Australia's chief economist expects Australia's LNG exports will triple by 2021, driven by strong demand in Asia, but there will be fierce competition in an increasingly fragmented and less predictable marketplace.

Prospects for new supply other than projects already committed will remain limited, despite approvals for expansions to projects such as Gorgon and Ichthys.

In terms of oil, Australia produced 340,000 barrels of crude oil and condensate a day in the December quarter, down 5.5% on a year-on-year basis largely the result of lower production from the Gippsland Basin Joint Venture, which was affected by industrial action related to a new enterprise agreement.

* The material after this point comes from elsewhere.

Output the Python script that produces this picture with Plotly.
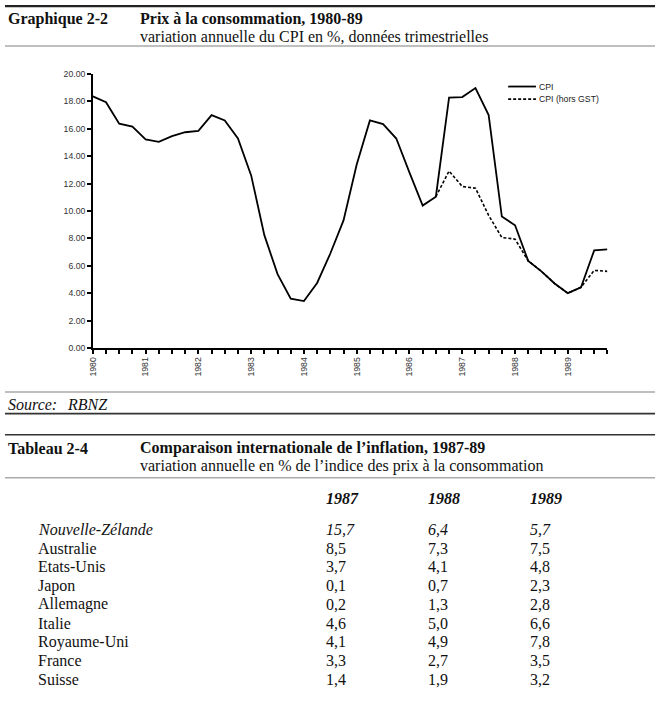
import plotly.graph_objects as go

# ---------------- data ----------------
years = [1980, 1981, 1982, 1983, 1984, 1985, 1986, 1987, 1988, 1989]
quarters = [1, 2, 3, 4]

cpi = [18.37, 17.94, 16.37, 16.16,
       15.22, 15.05, 15.46, 15.75,
       15.85, 17.00, 16.61, 15.29,
       12.60, 8.24, 5.40, 3.60,
       3.43, 4.75, 6.90, 9.32,
       13.40, 16.61, 16.35, 15.29,
       12.80, 10.40, 11.05, 18.27,
       18.32, 18.97, 17.00, 9.60,
       8.96, 6.36, 5.60, 4.71,
       4.01, 4.44, 7.13, 7.20]

cpi_hors_gst = [None] * 26 + [11.05, 12.92,
                              11.79, 11.67, 9.68, 8.07,
                              7.95, 6.36, 5.60, 4.71,
                              4.01, 4.44, 5.67, 5.60]

series_names = ["CPI", "CPI (hors GST)"]
y_ticks = [0, 2, 4, 6, 8, 10, 12, 14, 16, 18, 20]

countries = ["Nouvelle-Zélande", "Australie", "Etats-Unis", "Japon", "Allemagne",
             "Italie", "Royaume-Uni", "France", "Suisse"]
table_years = ["1987", "1988", "1989"]
infl_1987 = [15.7, 8.5, 3.7, 0.1, 0.2, 4.6, 4.1, 3.3, 1.4]
infl_1988 = [6.4, 7.3, 4.1, 0.7, 1.3, 5.0, 4.9, 2.7, 1.9]
infl_1989 = [5.7, 7.5, 4.8, 2.3, 2.8, 6.6, 7.8, 3.5, 3.2]

# ---------------- geometry helpers ----------------
W, H = 659, 705


def px(x):
    return x / W


def py(y):
    return 1 - y / H


xq = [y + (q - 1) / 4 for y in years for q in quarters]
tick_text = [str(y) if q == 1 else "" for y in years for q in quarters]

SANS = "Liberation Sans, Arial, sans-serif"
SERIF = "Liberation Serif, Times New Roman, serif"

solid = dict(color="black", width=1.8)
dashed = dict(color="black", width=1.6, dash="3px,2px")

fig = go.Figure()
fig.add_trace(go.Scatter(x=xq, y=cpi, mode="lines", name=series_names[0],
                         line=solid, showlegend=False, hoverinfo="skip"))
fig.add_trace(go.Scatter(x=xq, y=cpi_hors_gst, mode="lines", name=series_names[1],
                         line=dashed, showlegend=False, hoverinfo="skip"))

x0 = min(xq)
x1 = max(xq)

fig.update_layout(
    width=W, height=H,
    margin=dict(l=0, r=0, t=0, b=0),
    paper_bgcolor="white", plot_bgcolor="white",
    showlegend=False,
    xaxis=dict(domain=[px(88.5), px(607)], range=[x0, x1],
               tickmode="array", tickvals=xq, ticktext=tick_text,
               tickangle=-90, ticks="outside", ticklen=4, tickwidth=1.5,
               tickcolor="black", showline=True, linecolor="black", linewidth=1.5,
               showgrid=False, zeroline=False,
               tickfont=dict(family=SANS, size=8.7, color="#333"),
               anchor="y"),
    yaxis=dict(domain=[py(348), py(70)], range=[0, 20],
               tickmode="array", tickvals=y_ticks,
               ticktext=[f"{v:.2f}" for v in y_ticks],
               ticks="outside", ticklen=4, tickwidth=1.5, tickcolor="black",
               showline=True, linecolor="black", linewidth=1.5,
               showgrid=False, zeroline=False,
               tickfont=dict(family=SANS, size=8.7, color="#333"),
               anchor="x"),
    xaxis2=dict(overlaying="x", matches="x", range=[x0, x1], anchor="y2",
                tickmode="array", tickvals=xq, ticks="inside", ticklen=3,
                tickwidth=1.5, tickcolor="black", showticklabels=False,
                showline=False, showgrid=False, zeroline=False,
                domain=[px(88.5), px(607)]),
    yaxis2=dict(overlaying="y", range=[0, 20], anchor="x2", side="left",
                tickmode="array", tickvals=y_ticks, ticks="inside", ticklen=3,
                tickwidth=1.5, tickcolor="black", showticklabels=False,
                showline=False, showgrid=False, zeroline=False,
                domain=[py(348), py(70)]),
)

# ---------------- page rules ----------------
def hline(y, color, width):
    fig.add_shape(type="line", xref="paper", yref="paper",
                  x0=0, x1=px(655), y0=py(y), y1=py(y),
                  line=dict(color=color, width=width))


hline(1.2, "#222", 2.2)
hline(41.5, "#aaa", 1.5)
hline(392.5, "#aaa", 1.5)
hline(414.5, "#333", 1.6)
hline(436.0, "#333", 1.6)
hline(479.5, "#aaa", 1.5)


def text(x, y, s, size=16, family=SERIF, anchor="left", color="#111"):
    fig.add_annotation(x=px(x), y=py(y), xref="paper", yref="paper",
                       text=s, showarrow=False, xanchor=anchor, yanchor="middle",
                       borderpad=0, font=dict(family=family, size=size, color=color))


# ---------------- legend (manual) ----------------
for yy, style, name in [(82.7, solid, series_names[0]), (95.5, dashed, series_names[1])]:
    fig.add_shape(type="line", xref="paper", yref="paper",
                  x0=px(507), x1=px(535), y0=py(yy), y1=py(yy), line=style)
    text(537, yy, name, size=8.7, family=SANS, color="#222")

# chart header
text(2, 14, "<b>Graphique 2-2</b>")
text(135, 14, "<b>Prix à la consommation, 1980-89</b>")
text(135, 32, "variation annuelle du CPI en %, données trimestrielles")

# source
text(2, 405, "<i>Source:</i>")
text(61, 405, "<i>RBNZ</i>")

# table header
text(2, 449.5, "<b>Tableau 2-4</b>")
text(135, 449.5, "<b>Comparaison internationale de l’inflation, 1987-89</b>")
text(135, 467.5, "variation annuelle en % de l’indice des prix à la consommation")

col_x = [322, 425, 528]
for cx, yr in zip(col_x, table_years):
    text(cx, 501, f"<b><i>{yr}</i></b>")


def fmt(v):
    return f"{v:.1f}".replace(".", ",")


row_y0 = 532
row_dy = 19
for i, name in enumerate(countries):
    y = row_y0 + i * row_dy
    vals = [infl_1987[i], infl_1988[i], infl_1989[i]]
    if i == 0:
        text(32, y, f"<i>{name}</i>")
        for cx, v in zip(col_x, vals):
            text(cx, y, f"<i>{fmt(v)}</i>")
    else:
        text(32, y, name)
        for cx, v in zip(col_x, vals):
            text(cx, y, fmt(v))

fig.write_html("out.html",
               config={"displayModeBar": False},
               post_script="document.body.style.margin='0';"
                           "document.body.style.overflow='hidden';")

Of that, exports fell 11% to 270,000bopd, although a small uptick is expected out to 2019 as condensate associated with LNG production increases output, plus Woodside Petroleum has a number of big oil developments on the North West Shelf it is considering developing.

But, beyond the Browse floating LNG project, and developments such as Crux, many of the nation's liquids projects have been developed already, and there is little exploration to generate the next wave of developments.

The chief economist believes oil production will fall to below the December 2015 level in 2020-21.

Likewise, the outlook for growth in Australia's thermal coal exports is moderate because of lower or slowing import demand in major importing countries such as China, Japan and India, and slowing domestic production.